(Records with drawing code)
+---+

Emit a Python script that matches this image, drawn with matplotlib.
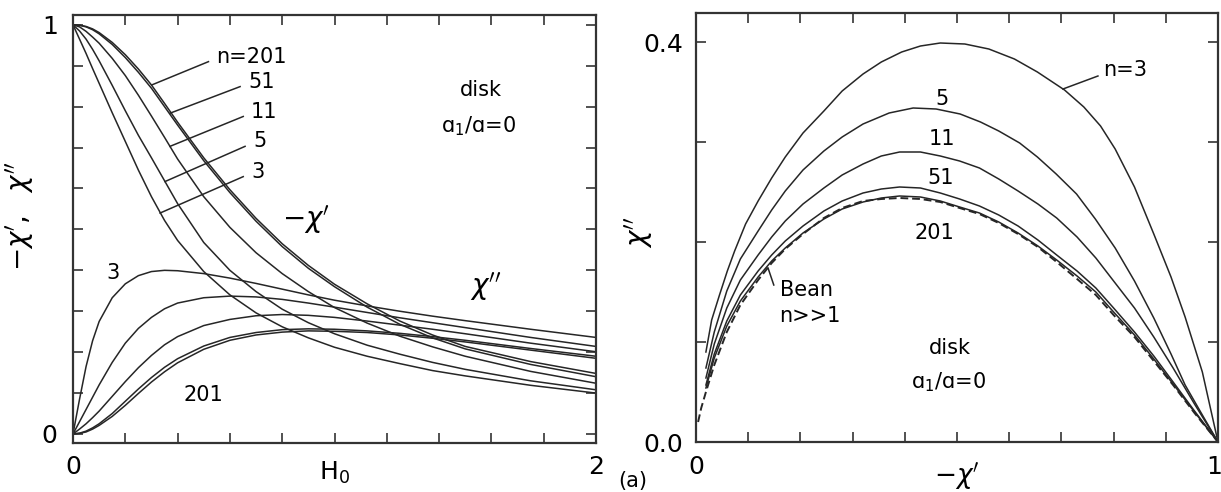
import matplotlib
matplotlib.use("Agg")
import matplotlib.pyplot as plt
from matplotlib.transforms import ScaledTranslation

# ---------------- left panel: -chi' and chi'' versus H0 ----------------
h0 = [0, 0.025, 0.05, 0.075, 0.1, 0.15, 0.2, 0.25, 0.3, 0.35, 0.4, 0.5, 0.6,
      0.7, 0.8, 0.9, 1.0, 1.125, 1.25, 1.375, 1.5, 1.75, 2.0]

chi1_n3 = [1, 0.965, 0.93, 0.893, 0.857, 0.785, 0.715, 0.645, 0.58, 0.522, 0.473,
           0.397, 0.34, 0.296, 0.262, 0.235, 0.212, 0.19, 0.172, 0.155, 0.142, 0.119, 0.1]
chi1_n5 = [1, 0.985, 0.965, 0.94, 0.912, 0.852, 0.79, 0.73, 0.675, 0.619, 0.563,
           0.468, 0.4, 0.348, 0.305, 0.272, 0.245, 0.217, 0.195, 0.175, 0.158, 0.13, 0.108]
chi1_n11 = [1, 0.995, 0.984, 0.97, 0.955, 0.918, 0.876, 0.828, 0.777, 0.725, 0.672,
            0.58, 0.505, 0.443, 0.392, 0.348, 0.309, 0.271, 0.239, 0.213, 0.19, 0.153, 0.124]
chi1_n51 = [1, 0.999, 0.995, 0.988, 0.978, 0.952, 0.92, 0.884, 0.845, 0.8, 0.755,
            0.668, 0.59, 0.52, 0.458, 0.405, 0.36, 0.31, 0.268, 0.235, 0.208, 0.17, 0.14]
chi1_n201 = [1, 0.999, 0.996, 0.99, 0.981, 0.957, 0.927, 0.892, 0.853, 0.808, 0.762,
             0.675, 0.597, 0.527, 0.465, 0.412, 0.366, 0.318, 0.276, 0.242, 0.214, 0.177, 0.148]

chi2_n3 = [0, 0.085, 0.165, 0.228, 0.275, 0.333, 0.367, 0.387, 0.397, 0.4, 0.399,
           0.392, 0.381, 0.368, 0.354, 0.34, 0.327, 0.313, 0.3, 0.288, 0.277, 0.256, 0.236]
chi2_n5 = [0, 0.03, 0.06, 0.09, 0.12, 0.175, 0.222, 0.258, 0.285, 0.306, 0.32,
           0.333, 0.337, 0.335, 0.329, 0.32, 0.31, 0.297, 0.284, 0.272, 0.26, 0.236, 0.214]
chi2_n11 = [0, 0.012, 0.025, 0.04, 0.056, 0.092, 0.128, 0.162, 0.192, 0.218, 0.238,
            0.265, 0.28, 0.289, 0.292, 0.29, 0.285, 0.276, 0.266, 0.256, 0.245, 0.222, 0.201]
chi2_n51 = [0, 0.002, 0.007, 0.015, 0.025, 0.05, 0.08, 0.11, 0.138, 0.163, 0.184,
            0.215, 0.236, 0.248, 0.255, 0.257, 0.256, 0.252, 0.246, 0.238, 0.229, 0.209, 0.19]
chi2_n201 = [0, 0.0015, 0.005, 0.012, 0.021, 0.043, 0.07, 0.099, 0.127, 0.152, 0.174,
             0.207, 0.229, 0.242, 0.249, 0.252, 0.251, 0.248, 0.242, 0.234, 0.225, 0.205, 0.185]

# ---------------- right panel: chi'' versus -chi' ----------------
x_n3 = [0.019, 0.03, 0.045, 0.06, 0.074, 0.095, 0.119, 0.145, 0.171, 0.205, 0.245,
        0.28, 0.32, 0.355, 0.394, 0.43, 0.468, 0.515, 0.561, 0.61, 0.654, 0.706,
        0.743, 0.775, 0.803, 0.84, 0.877, 0.91, 0.937, 0.97, 1.0]
y_n3 = [0.09, 0.122, 0.147, 0.171, 0.191, 0.218, 0.241, 0.264, 0.285, 0.309, 0.331,
        0.351, 0.368, 0.38, 0.39, 0.396, 0.399, 0.398, 0.393, 0.383, 0.37, 0.352,
        0.335, 0.316, 0.293, 0.255, 0.208, 0.165, 0.125, 0.07, 0.0]

x_n5 = [0.019, 0.035, 0.059, 0.085, 0.119, 0.145, 0.171, 0.205, 0.245, 0.28, 0.32,
        0.37, 0.416, 0.46, 0.506, 0.545, 0.58, 0.62, 0.654, 0.69, 0.729, 0.765,
        0.803, 0.84, 0.877, 0.91, 0.937, 0.97, 1.0]
y_n5 = [0.074, 0.11, 0.151, 0.183, 0.211, 0.232, 0.251, 0.272, 0.291, 0.305, 0.318,
        0.329, 0.334, 0.333, 0.328, 0.32, 0.311, 0.299, 0.285, 0.268, 0.248, 0.223,
        0.194, 0.161, 0.124, 0.088, 0.057, 0.027, 0.0]

x_low = [0.019, 0.035, 0.059, 0.085, 0.119, 0.145, 0.171, 0.205, 0.245, 0.28, 0.32,
         0.355, 0.39, 0.43, 0.468, 0.505, 0.543, 0.58, 0.617, 0.655, 0.691, 0.73,
         0.766, 0.8, 0.84, 0.877, 0.914, 0.955, 1.0]
y_n11 = [0.064, 0.098, 0.134, 0.162, 0.187, 0.205, 0.221, 0.238, 0.254, 0.267, 0.278,
         0.286, 0.29, 0.29, 0.286, 0.281, 0.274, 0.263, 0.251, 0.238, 0.224, 0.205,
         0.184, 0.161, 0.134, 0.105, 0.074, 0.038, 0.0]
y_n51 = [0.057, 0.088, 0.121, 0.147, 0.171, 0.187, 0.201, 0.216, 0.231, 0.241, 0.249,
         0.253, 0.255, 0.254, 0.249, 0.243, 0.236, 0.227, 0.216, 0.202, 0.187, 0.171,
         0.154, 0.134, 0.11, 0.086, 0.06, 0.031, 0.0]
y_n201 = [0.054, 0.084, 0.116, 0.141, 0.165, 0.181, 0.194, 0.209, 0.223, 0.233, 0.24,
          0.244, 0.246, 0.245, 0.241, 0.235, 0.229, 0.22, 0.209, 0.196, 0.182, 0.166,
          0.15, 0.13, 0.107, 0.083, 0.058, 0.03, 0.0]

x_bean = [0.004, 0.01] + x_low
y_bean = [0.02, 0.034, 0.05, 0.077, 0.11, 0.137, 0.162, 0.179, 0.193, 0.208, 0.224,
          0.234, 0.241, 0.243, 0.244, 0.243, 0.24, 0.234, 0.228, 0.219, 0.208, 0.195,
          0.18, 0.163, 0.147, 0.127, 0.105, 0.081, 0.057, 0.029, 0.0]

LINE = "#262626"
LW = 1.1

plt.rcParams["mathtext.fontset"] = "dejavusans"
fig = plt.figure(figsize=(12.21, 4.92), dpi=100)


def style_axes(ax):
    for s in ax.spines.values():
        s.set_linewidth(1.6)
        s.set_color("#333333")
    ax.tick_params(which="both", direction="in", top=True, right=True,
                   length=7, width=1.2, color="#333333", labelsize=18)
    ax.tick_params(axis="x", pad=9)
    ax.tick_params(axis="y", pad=11)


# ---------- left axes ----------
axL = fig.add_axes([73 / 1221, 1 - 443 / 492, 523 / 1221, 428 / 492])
for y in (chi1_n3, chi1_n5, chi1_n11, chi1_n51, chi1_n201,
          chi2_n3, chi2_n5, chi2_n11, chi2_n51, chi2_n201):
    axL.plot(h0, y, color=LINE, lw=LW)
axL.set_xlim(0, 2)
axL.set_ylim(-0.022, 1.024)
axL.set_xticks([i * 0.2 for i in range(11)], ["0"] + [""] * 9 + ["2"])
axL.set_yticks([i * 0.1 for i in range(11)], ["0"] + [""] * 9 + ["1"])
style_axes(axL)
axL.set_xlabel("H$_0$", fontsize=18)
axL.xaxis.set_label_coords(0.5, -0.07)
axL.xaxis.label.set_va("center")
axL.set_ylabel(r"$-\chi',\ \ \chi''$", fontsize=20)
axL.yaxis.set_label_coords(-0.07, 0.53)

# leader lines with labels for the -chi' family
leaders_L = [((0.301, 0.853), (0.518, 0.910), "n=201"),
             ((0.371, 0.784), (0.639, 0.849), "51"),
             ((0.371, 0.703), (0.651, 0.776), "11"),
             ((0.352, 0.617), (0.658, 0.703), "5"),
             ((0.333, 0.540), (0.651, 0.629), "3")]
for (x0, y0), (x1, y1), txt in leaders_L:
    axL.plot([x0, x1], [y0, y1], color=LINE, lw=LW)
    axL.text(x1 + 0.03, y1 + 0.012, txt, fontsize=15, ha="left", va="center")

axL.text(0.80, 0.523, r"$-\chi'$", fontsize=20, ha="left", va="center")
axL.text(1.58, 0.36, r"$\chi''$", fontsize=20, ha="center", va="center")
axL.text(0.154, 0.393, "3", fontsize=15, ha="center", va="center")
axL.text(0.50, 0.095, "201", fontsize=15, ha="center", va="center")
axL.text(1.56, 0.84, "disk", fontsize=15, ha="center", va="center")
axL.text(1.55, 0.752, "ɑ$_1$/ɑ=0", fontsize=15, ha="center", va="center")

# ---------- right axes ----------
axR = fig.add_axes([696 / 1221, 1 - 442 / 492, 522 / 1221, 429 / 492])
for xs, ys in ((x_n3, y_n3), (x_n5, y_n5), (x_low, y_n11),
               (x_low, y_n51), (x_low, y_n201)):
    axR.plot(xs, ys, color=LINE, lw=LW)
axR.plot(x_bean, y_bean, color=LINE, lw=1.4, ls=(0, (4, 2)))
axR.set_xlim(0, 1)
axR.set_ylim(0, 0.429)
axR.set_xticks([i * 0.1 for i in range(11)], ["0"] + [""] * 9 + ["1"])
axR.set_yticks([0, 0.1, 0.2, 0.3, 0.4], ["0.0", "", "", "", "0.4"])
style_axes(axR)
axR.tick_params(axis="y", pad=9)
last = axR.get_xticklabels()[-1]
last.set_transform(last.get_transform() + ScaledTranslation(-4 / 100, 0, fig.dpi_scale_trans))
axR.set_xlabel(r"$-\chi'$", fontsize=19)
axR.xaxis.set_label_coords(0.5, -0.08)
axR.xaxis.label.set_va("center")
axR.set_ylabel(r"$\chi''$", fontsize=20)
axR.yaxis.set_label_coords(-0.078, 0.49)

axR.plot([0.703, 0.77], [0.353, 0.366], color=LINE, lw=LW)
axR.text(0.78, 0.372, "n=3", fontsize=15, ha="left", va="center")
axR.text(0.472, 0.343, "5", fontsize=15, ha="center", va="center")
axR.text(0.472, 0.303, "11", fontsize=15, ha="center", va="center")
axR.text(0.468, 0.264, "51", fontsize=15, ha="center", va="center")
axR.text(0.457, 0.209, "201", fontsize=15, ha="center", va="center")
axR.plot([0.138, 0.149], [0.174, 0.157], color=LINE, lw=LW)
axR.text(0.16, 0.152, "Bean", fontsize=15, ha="left", va="center")
axR.text(0.16, 0.126, "n>>1", fontsize=15, ha="left", va="center")
axR.text(0.487, 0.094, "disk", fontsize=15, ha="center", va="center")
axR.text(0.483, 0.06, "ɑ$_1$/ɑ=0", fontsize=15, ha="center", va="center")

fig.text(633 / 1221, 1 - 481 / 492, "(a)", fontsize=15, ha="center", va="center")

fig.savefig("out.png", dpi=100)
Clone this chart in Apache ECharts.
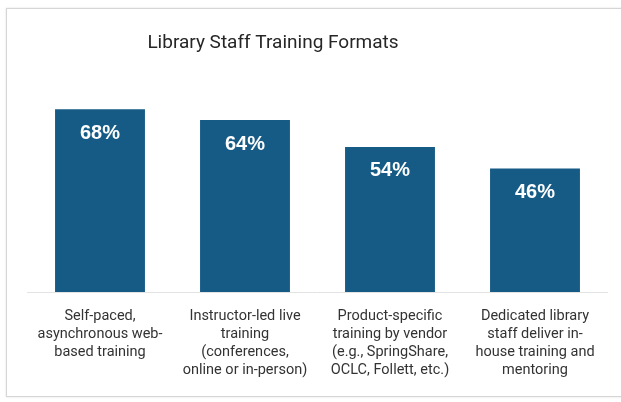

+---+

What to work on —
From the first line above down to the line with "0.214, 0.177, 0.148]", reproduce every line and no others, omitting pictures.

Full output —
Emit a Python script that matches this image, drawn with matplotlib.
import matplotlib
matplotlib.use("Agg")
import matplotlib.pyplot as plt
from matplotlib.transforms import ScaledTranslation

# ---------------- left panel: -chi' and chi'' versus H0 ----------------
h0 = [0, 0.025, 0.05, 0.075, 0.1, 0.15, 0.2, 0.25, 0.3, 0.35, 0.4, 0.5, 0.6,
      0.7, 0.8, 0.9, 1.0, 1.125, 1.25, 1.375, 1.5, 1.75, 2.0]

chi1_n3 = [1, 0.965, 0.93, 0.893, 0.857, 0.785, 0.715, 0.645, 0.58, 0.522, 0.473,
           0.397, 0.34, 0.296, 0.262, 0.235, 0.212, 0.19, 0.172, 0.155, 0.142, 0.119, 0.1]
chi1_n5 = [1, 0.985, 0.965, 0.94, 0.912, 0.852, 0.79, 0.73, 0.675, 0.619, 0.563,
           0.468, 0.4, 0.348, 0.305, 0.272, 0.245, 0.217, 0.195, 0.175, 0.158, 0.13, 0.108]
chi1_n11 = [1, 0.995, 0.984, 0.97, 0.955, 0.918, 0.876, 0.828, 0.777, 0.725, 0.672,
            0.58, 0.505, 0.443, 0.392, 0.348, 0.309, 0.271, 0.239, 0.213, 0.19, 0.153, 0.124]
chi1_n51 = [1, 0.999, 0.995, 0.988, 0.978, 0.952, 0.92, 0.884, 0.845, 0.8, 0.755,
            0.668, 0.59, 0.52, 0.458, 0.405, 0.36, 0.31, 0.268, 0.235, 0.208, 0.17, 0.14]
chi1_n201 = [1, 0.999, 0.996, 0.99, 0.981, 0.957, 0.927, 0.892, 0.853, 0.808, 0.762,
             0.675, 0.597, 0.527, 0.465, 0.412, 0.366, 0.318, 0.276, 0.242, 0.214, 0.177, 0.148]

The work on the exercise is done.